Protests erupted across Kenya June 25, with tens of thousands of mostly young demonstrators pouring into central Nairobi, the country’s capital, as the government passed legislation jacking up taxes on eggs, bread, sugar, cooking oil, diapers and other necessities.
When part of the crowd stormed the Parliament building, the police opened fire with tear gas and live bullets, killing at least 17 and wounding more than 300. Another 22 were killed in demonstrations in other cities. Calling the protesters “treasonous,” Kenyan President William Ruto deployed the military on the city’s streets. Hundreds were arrested.
The bill, intended to bring in $2.7 billion, was one of a series of measures Kenya’s rulers have taken to raise money to avoid defaulting on $80 billion in loans, a figure that accounts for nearly three-quarters of Kenya’s entire annual economic output.
The crisis unfolding for Kenya’s capitalist rulers today is a reality throughout Africa and former colonial countries worldwide. To grow, they’ve become increasingly indebted to international lenders like the World Bank, the International Monetary Fund, Washington and other imperialist powers, and, more recently, to the rulers of China.
Nairobi began taking out bigger and bigger loans in the early 2000s to cover the costs of infrastructure projects, including roads, railways, dams and rural electrification. The cost of servicing that debt soared as interest rates grew with the set of new loans. Debt service cost Kenya’s government over 600 billion shillings ($4.65 billion) by the end of 2023.
This indebtedness was exacerbated by growing worldwide instability, including Moscow’s invasion of Ukraine, the unfolding effects of Hamas’ murderous pogrom against Jews in Israel, the COVID pandemic and more. Interest payments now eat up 27% of Kenya’s tax revenue.
Unpayable debt
More than half the people in Africa live in countries whose governments spend more on interest payments than they do on health or education.
As images flashed on TV screens worldwide showing wounded people sprawled on Nairobi’s streets, Ruto reversed course June 26, saying he would instead look at imposing austerity by trimming government spending — from wages to social services — as demanded by the IMF.
The demonstrations continue, with protesters outraged by the police violence and demanding Ruto resign. Since taking office in 2022, his administration has increased taxes, scrapped subsidies and raised electrical rates. Deep anger remains over the steep rise in living costs, widespread corruption and lack of jobs.
Washington claims to be “shocked” and “deeply concerned” by the brutality of Kenya’s police. Only a month before the shootings in Nairobi, President Joseph Biden feted Ruto at a lavish White House state dinner attended by top government officials and former U.S. Presidents William Clinton and Barack Obama.

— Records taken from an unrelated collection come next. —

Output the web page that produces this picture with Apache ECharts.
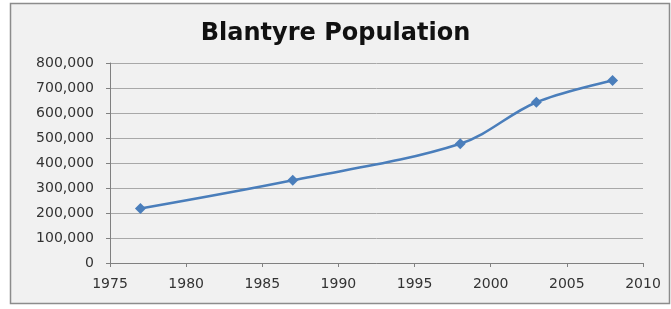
<!DOCTYPE html>
<html><head><meta charset="utf-8">
<script src="https://cdn.jsdelivr.net/npm/echarts@6/dist/echarts.min.js"></script>
<style>html,body{margin:0;padding:0;background:#fff;}#c{width:671px;height:309px;}</style>
</head><body><div id="c"></div>
<script>
const years = [1977, 1987, 1998, 2003, 2008];
const population = [218000, 331000, 477000, 643000, 730000];
const titleText = 'Blantyre Population';

const chart = echarts.init(document.getElementById('c'));
chart.setOption({
  animation: false,
  backgroundColor: '#ffffff',
  graphic: [{
    type: 'rect', z: -10,
    shape: {x: 10.5, y: 3.5, width: 659, height: 300},
    style: {fill: '#f1f1f1', stroke: '#8c8c8c', lineWidth: 1.5}
  }],
  title: {
    text: titleText, left: 'center', top: 17,
    textStyle: {fontFamily: 'DejaVu Sans', fontWeight: 'bold', fontSize: 24, color: '#111'}
  },
  grid: {left: 110, right: 28, top: 63, bottom: 46},
  xAxis: {
    type: 'value', min: 1975, max: 2010, interval: 5,
    axisLine: {show: true, lineStyle: {color: '#808080'}},
    axisTick: {show: true, length: 4, lineStyle: {color: '#808080'}},
    splitLine: {show: false},
    axisLabel: {fontFamily: 'DejaVu Sans', fontSize: 14, color: '#333', margin: 14,
      formatter: v => String(v)}
  },
  yAxis: {
    type: 'value', min: 0, max: 800000, interval: 100000,
    axisLine: {show: true, lineStyle: {color: '#808080'}},
    axisTick: {show: true, length: 4, lineStyle: {color: '#808080'}},
    splitLine: {show: true, lineStyle: {color: '#a8a8a8', width: 1}},
    axisLabel: {
      fontFamily: 'DejaVu Sans', fontSize: 14, color: '#333', margin: 16,
      formatter: v => v.toLocaleString('en-US')
    }
  },
  series: [{
    type: 'line',
    data: years.map((y, i) => [y, population[i]]),
    smooth: 0.35,
    symbol: 'diamond', symbolSize: 11,
    lineStyle: {color: '#4a7ebb', width: 2.5},
    itemStyle: {color: '#4a7ebb'}
  }]
});
</script></body></html>
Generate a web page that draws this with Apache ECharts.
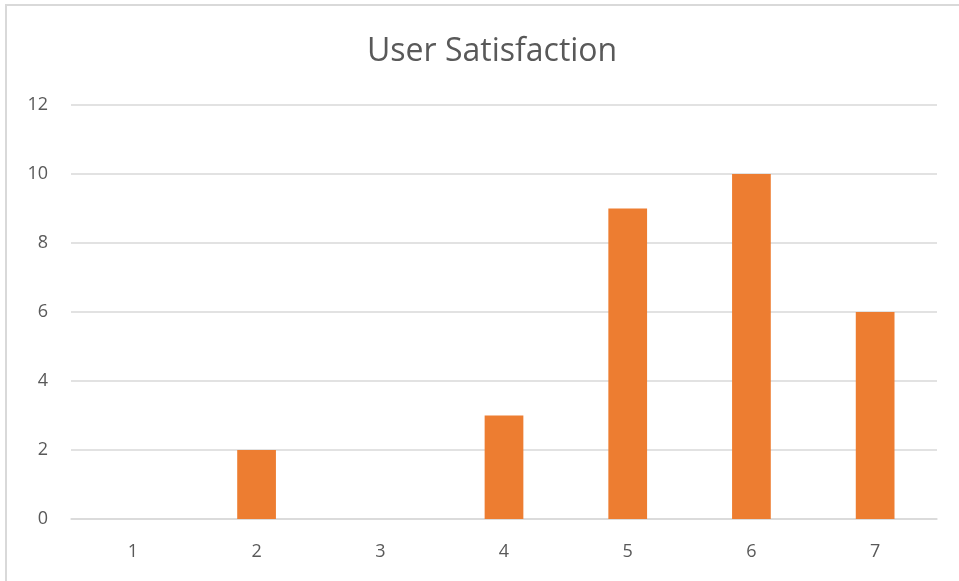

The U.S. rulers looked to Ruto’s forces to help in their efforts to tamp down lawlessness and crisis conditions in Haiti. On June 24 the first contingent of 400 Kenyan police officers arrived there on a “security mission” largely financed by Washington. Biden designated Kenya a “major non-NATO ally of the U.S.,” with plans to expand joint security operations and increase Kenya’s access to U.S. weapons.
In the 1980s Fidel Castro, the leader of the Cuban Revolution, spoke out against the foreign debt saddling the people of the neo-colonial world. “The amount wrenched away from our peoples in just the last few decades through unequal terms of trade, high interest rates, protectionism, dumping, monetary manipulations, and the flight of capital is much greater than the total amount of the debt,” he said in 1985.
“The riches and well-being of which we have been deprived through the imposition of economic dependence and underdevelopment cannot even be estimated, let along measured. It is our peoples who, by right, are the creditors of the rich and industrialized Western world, both morally and materially.”